Assessment results
Bias & Fairness
C
Score disparity by Spanish dialect is below the pre-declared 0.5-point practical-significance threshold (max gap 0.4 points on Pensamiento Critico). Gender-expression disparity exceeds the threshold on Aprendizaje Continuo (0.6-point gap, p=0.008). Qualitative coding of scoring rationales finds linguistic-style references appearing more often in lower-scoring conditions, indicating style-as-evidence patterns the auditor flags for follow-up.
Reliability
B
Test-retest reliability is high (ICC = 0.91 across 10 identical-input runs). Paraphrase stability is at the upper end of acceptable bounds (12% mean score divergence under semantic-preserving paraphrasing).
Privacy & Confidentiality
B
No personal data leakage detected in candidate-facing reports.

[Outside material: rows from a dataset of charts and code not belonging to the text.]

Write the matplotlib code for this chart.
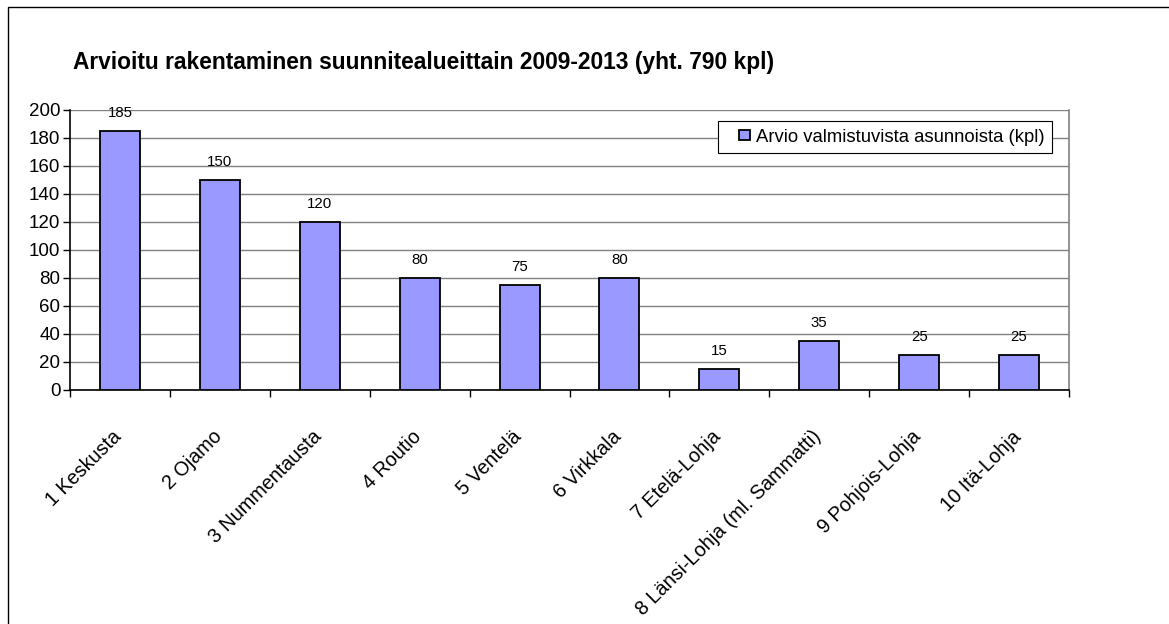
import matplotlib
matplotlib.use("Agg")
import matplotlib.pyplot as plt
from matplotlib.patches import Rectangle
from matplotlib.container import BarContainer
from matplotlib.legend_handler import HandlerPatch, update_from_first_child
from matplotlib.transforms import ScaledTranslation

plt.rcParams["font.family"] = ["Liberation Sans", "DejaVu Sans"]

# --- data ---
areas = [
    "1 Keskusta", "2 Ojamo", "3 Nummentausta", "4 Routio", "5 Ventelä",
    "6 Virkkala", "7 Etelä-Lohja", "8 Länsi-Lohja (ml. Sammatti)",
    "9 Pohjois-Lohja", "10 Itä-Lohja",
]
dwellings = [185, 150, 120, 80, 75, 80, 15, 35, 25, 25]
y_ticks = [0, 20, 40, 60, 80, 100, 120, 140, 160, 180, 200]
title = "Arvioitu rakentaminen suunnitealueittain 2009-2013 (yht. 790 kpl)"
series_name = "Arvio valmistuvista asunnoista (kpl)"

W, H = 1169, 624
fig = plt.figure(figsize=(W / 100, H / 100), dpi=100)

# outer chart frame (right/bottom edges fall outside the image)
fig.patches.append(Rectangle((8 / W, 1 - 7 / H), 2, -2, transform=fig.transFigure,
                             fill=False, edgecolor="black", linewidth=1.0))

# plot area in pixel coords: x 70..1069, y 110..390
ax = fig.add_axes([70 / W, 1 - 390 / H, 999 / W, 280 / H])

x = list(range(len(areas)))
ax.bar(x, dwellings, width=0.4, color="#9999ff", edgecolor="black",
       linewidth=1.3, zorder=3, label=series_name)

for xi, v in zip(x, dwellings):
    ax.annotate(str(v), (xi, v), xytext=(0, 8), textcoords="offset points",
                ha="center", va="bottom", fontsize=10.8, zorder=4)

ax.set_xlim(-0.5, len(areas) - 0.5)
ax.set_ylim(0, 200)
ax.set_yticks(y_ticks)
ax.tick_params(axis="y", labelsize=13.5, length=5, width=1, direction="out", pad=2)
ax.yaxis.grid(True, color="#808080", linewidth=1.0, zorder=0)
ax.set_axisbelow(True)

# category boundary ticks, labels at category centers
ax.set_xticks([i - 0.5 for i in range(len(areas) + 1)])
ax.set_xticklabels([])
ax.tick_params(axis="x", length=5, width=1, direction="out")
ax.set_xticks(x, minor=True)
ax.set_xticklabels(areas, minor=True, rotation=45, ha="right",
                   rotation_mode="anchor", fontsize=14.2)
ax.tick_params(axis="x", which="minor", length=0, pad=26)
shift = ScaledTranslation(-8 / 100, -1 / 100, fig.dpi_scale_trans)
for lab in ax.get_xticklabels(minor=True):
    lab.set_transform(lab.get_transform() + shift)

for side in ("left", "bottom"):
    ax.spines[side].set_color("black")
    ax.spines[side].set_linewidth(1.2)
ax.spines["top"].set_visible(False)
ax.spines["right"].set_color("#808080")
ax.spines["right"].set_linewidth(1.2)


def square_handle(legend, orig_handle, xdescent, ydescent, width, height, fontsize):
    s = height * 0.8
    return Rectangle((-xdescent + width - s, -ydescent + (height - s) / 2), s, s)


leg = ax.legend(loc="upper right", bbox_to_anchor=(0.983, 0.96), fontsize=13.3,
                frameon=True, fancybox=False, edgecolor="black", framealpha=1,
                handlelength=1.3, handleheight=0.7, handletextpad=0.35,
                borderpad=0.4, borderaxespad=0,
                handler_map={BarContainer: HandlerPatch(
                    patch_func=square_handle, update_func=update_from_first_child)})
leg.get_frame().set_linewidth(0.8)

fig.text(73 / W, 1 - 62 / H, title, fontsize=16.4, fontweight="bold",
         ha="left", va="center")

fig.savefig("out.png", dpi=100, facecolor="white")
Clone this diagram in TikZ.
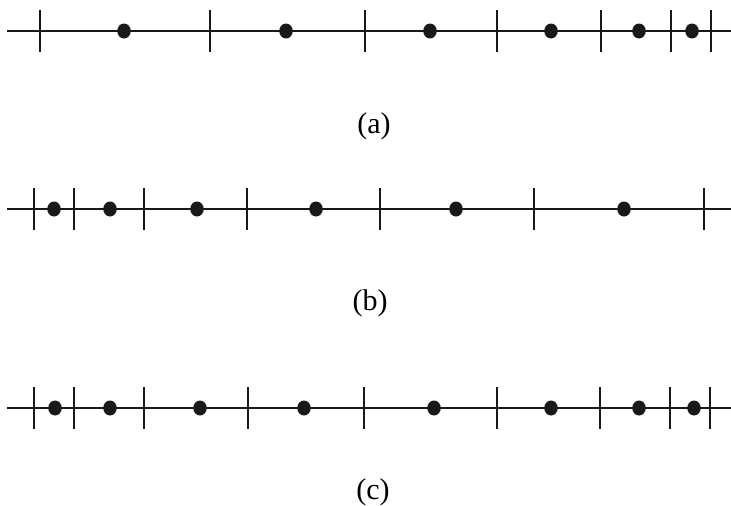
\documentclass[tikz,border=0pt]{standalone}
\usepackage{fontspec}
\setmainfont{Liberation Serif}
\usetikzlibrary{shapes.geometric}
\begin{document}
\begin{tikzpicture}[x=1pt,y=-1pt,
  axisline/.style={line width=2.8pt,draw=black!90},
  tickline/.style={line width=1.2pt,draw=black!90},
  dotmark/.style={ellipse,fill=black!90,inner sep=0pt,minimum width=13.5pt,minimum height=15pt},
  caplabel/.style={font=\fontsize{30}{34}\selectfont,inner sep=0pt}]
\useasboundingbox (0,0) rectangle (731,506);
% (a)
\draw[axisline] (7,31) -- (731,31);
\foreach \x in {40,210,365,497,601,671,711} \draw[tickline] (\x,10) -- (\x,52);
\foreach \x in {124,286,430,551,639,692} \node[dotmark] at (\x,31) {};
\node[caplabel] (la) at (374,126) {(a)};
% (b)
\draw[axisline] (7,209) -- (731,209);
\foreach \x in {34,74,144,247,380,534,704} \draw[tickline] (\x,188) -- (\x,230);
\foreach \x in {54,110,197,316,456,624} \node[dotmark] at (\x,209) {};
\node[caplabel] (lb) at (370,303) {(b)};
% (c)
\draw[axisline] (7,408) -- (731,408);
\foreach \x in {34,74,144,248,364,497,600,670,710} \draw[tickline] (\x,387) -- (\x,429);
\foreach \x in {55,110,200,304,434,551,639,694} \node[dotmark] at (\x,408) {};
\node[caplabel] (lc) at (373,492) {(c)};
\end{tikzpicture}
\end{document}
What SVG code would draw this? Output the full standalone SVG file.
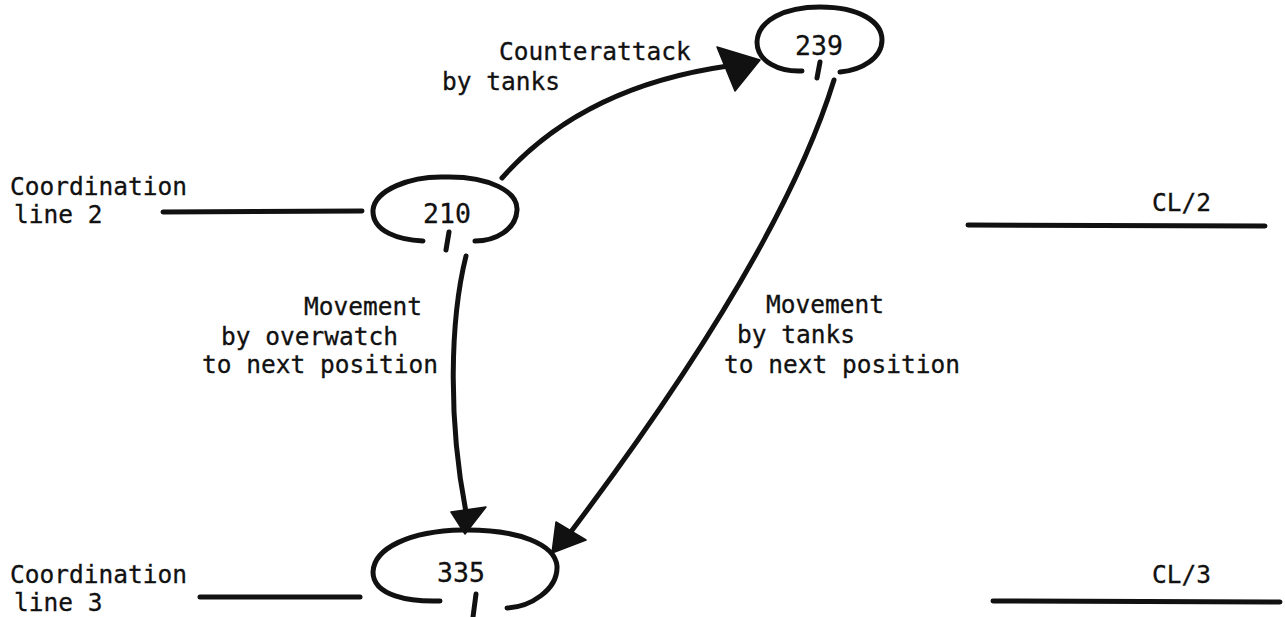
<svg xmlns="http://www.w3.org/2000/svg" width="1285" height="617" viewBox="0 0 1285 617">
<style>
text{font-family:"DejaVu Sans Mono","Liberation Mono",monospace;font-size:24.5px;fill:#111;stroke:#111;stroke-width:0.3}
.n{text-anchor:middle;font-size:26.5px}
.loop,.shaft,.cl{fill:none;stroke:#111;stroke-width:5;stroke-linecap:round}
.head{fill:#111;stroke:#111;stroke-width:1.5;stroke-linejoin:round}
</style>
<rect width="1285" height="617" fill="#fff"/>
<g id="coordination-lines">
<text x="10" y="195">Coordination</text>
<text x="14" y="223">line 2</text>
<line class="cl" x1="163" y1="212" x2="362" y2="211"/>
<text x="1152" y="211">CL/2</text>
<line class="cl" x1="968" y1="225" x2="1265" y2="226"/>
<text x="10" y="583">Coordination</text>
<text x="14" y="611">line 3</text>
<line class="cl" x1="200" y1="597" x2="360" y2="597"/>
<text x="1152" y="583">CL/3</text>
<line class="cl" x1="993" y1="601" x2="1280" y2="602"/>
</g>
<g id="node-210">
<path class="loop" d="M423 241 C400 240 372 232 373 210 C375 190 410 176 445 177 C490 176 518 192 517 210 C516 230 495 241 475 241"/>
<line class="loop" x1="449" y1="232" x2="446" y2="250"/>
<text class="n" x="447" y="223">210</text>
</g>
<g id="node-239">
<path class="loop" d="M802 71 C780 72 757 62 757 42 C758 20 785 7 820 7 C860 7 882 22 882 40 C882 58 862 70 840 72"/>
<line class="loop" x1="820" y1="62" x2="817" y2="78"/>
<text class="n" x="819" y="55">239</text>
</g>
<g id="node-335">
<path class="loop" d="M440 601 C410 602 373 596 373 572 C374 548 410 531 462 530 C520 529 555 545 557 566 C558 590 530 607 507 608"/>
<line class="loop" x1="476" y1="594" x2="473" y2="617"/>
<text class="n" x="461" y="582">335</text>
</g>
<g id="connectors">
<path class="shaft" d="M502 178 C555 118 630 80 728 66"/>
<polygon class="head" points="717,47 760,60 735,91"/>
<path class="shaft" d="M466 256 C450 320 448 420 466 512"/>
<polygon class="head" points="451,512 486,507 465,534"/>
<path class="shaft" d="M834 80 Q780 255 570 533"/>
<polygon class="head" points="556,522 586,540 552,553"/>
</g>
<g id="labels">
<text x="499" y="60">Counterattack</text>
<text x="442" y="90">by tanks</text>
<text x="304" y="315">Movement</text>
<text x="221" y="345">by overwatch</text>
<text x="202" y="373">to next position</text>
<text x="766" y="313">Movement</text>
<text x="737" y="343">by tanks</text>
<text x="724" y="373">to next position</text>
</g>
</svg>
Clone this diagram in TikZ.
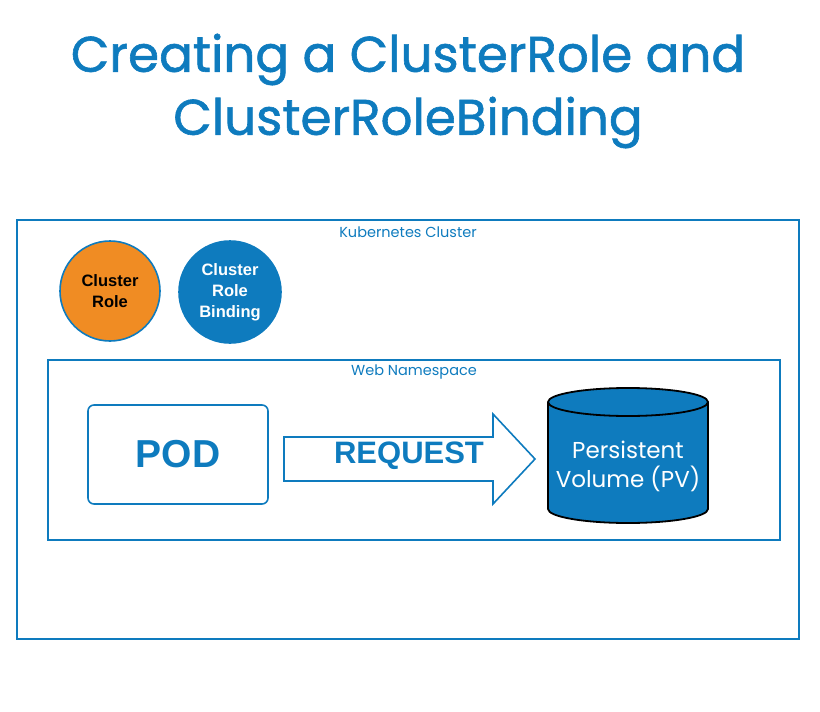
\documentclass[tikz,border=0pt]{standalone}
\usepackage{fontspec}
\setmainfont{Liberation Sans}
\newfontfamily\titlefont{Poppins}
\newfontfamily\titlefontb{Poppins}[FakeBold=1.2]
\usetikzlibrary{shapes.geometric}
\definecolor{kblue}{HTML}{0E7BBE}
\definecolor{korange}{HTML}{F08C23}
\tikzset{
  frame/.style={draw=kblue, line width=2pt},
  circ/.style={circle, draw=kblue, line width=1.6pt, minimum size=100pt, inner sep=0pt, align=center, font=\fontsize{16.5}{21}\selectfont\bfseries},
  lbl/.style={text=kblue, font=\titlefont\fontsize{14.5}{16}\selectfont},
}
\begin{document}
\begin{tikzpicture}[x=1pt,y=-1pt]
\useasboundingbox (0,0) rectangle (820,712);
\node[text=kblue, font=\titlefontb\fontsize{50}{63}\selectfont, align=center] (title) at (408,91) {Creating a ClusterRole and\\ClusterRoleBinding};
\draw[frame] (17,220) rectangle (799,639);
\node[lbl] (kc) at (408,232) {Kubernetes Cluster};
\node[circ, fill=korange, text=black] (cr) at (110,291) {Cluster\\Role};
\node[circ, fill=kblue, text=white, minimum size=102pt] (crb) at (230,292) {Cluster\\Role\\Binding};
\draw[frame] (48,360) rectangle (780,540);
\node[lbl] (wn) at (414,372) {Web Namespace};
\draw[draw=kblue, line width=1.6pt, rounded corners=6pt] (88,405) rectangle (268,504);
\node[text=kblue, font=\fontsize{39}{42}\selectfont\bfseries] (pod) at (178,454) {POD};
\draw[draw=kblue, line width=1.6pt, line join=miter] (284,437) -- (493,437) -- (493,414) -- (535,459) -- (493,504) -- (493,481) -- (284,481) -- cycle;
\node[text=kblue, font=\fontsize{31}{34}\selectfont\bfseries] (req) at (409,456) {REQUEST};
\draw[fill=kblue, draw=black, line width=1.8pt] (548,402) -- (548,509) arc[start angle=180, end angle=0, x radius=80, y radius=14] -- (708,402) arc[start angle=0, end angle=-180, x radius=80, y radius=14] -- cycle;
\draw[draw=black, line width=1.8pt] (548,402) arc[start angle=180, end angle=0, x radius=80, y radius=14];
\node[text=white, align=center, font=\titlefont\fontsize{23}{29}\selectfont] (pv) at (628,466) {Persistent\\Volume (PV)};
\end{tikzpicture}
\end{document}
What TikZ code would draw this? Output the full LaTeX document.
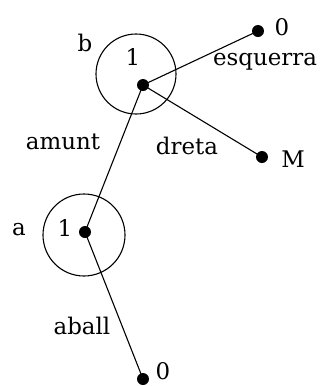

A small number of conversation logs surface partial first names in the verbatim quotes used by the rationale; this is consistent with candidates self-disclosing in their responses, not with system-side retention or memorisation. Cross-session isolation tested on a small sample with no clear leak detected.
Security & Misuse
B
Prompt-injection robustness tested with 40 vignettes embedded in candidate responses; 92% safely refused or redirected. Two cases (5%) produced partial leakage of rubric structure in the rationale text. No successful score-manipulation observed.
Governance
C
Methodology, system architecture, and prompt structure are documented at a high level. Specific scoring rubric content (per competency, per maturity level) is not formally documented in client-accessible form. Prompt updates are tracked in version control but lack a formal pre-deployment validation step or rollback policy.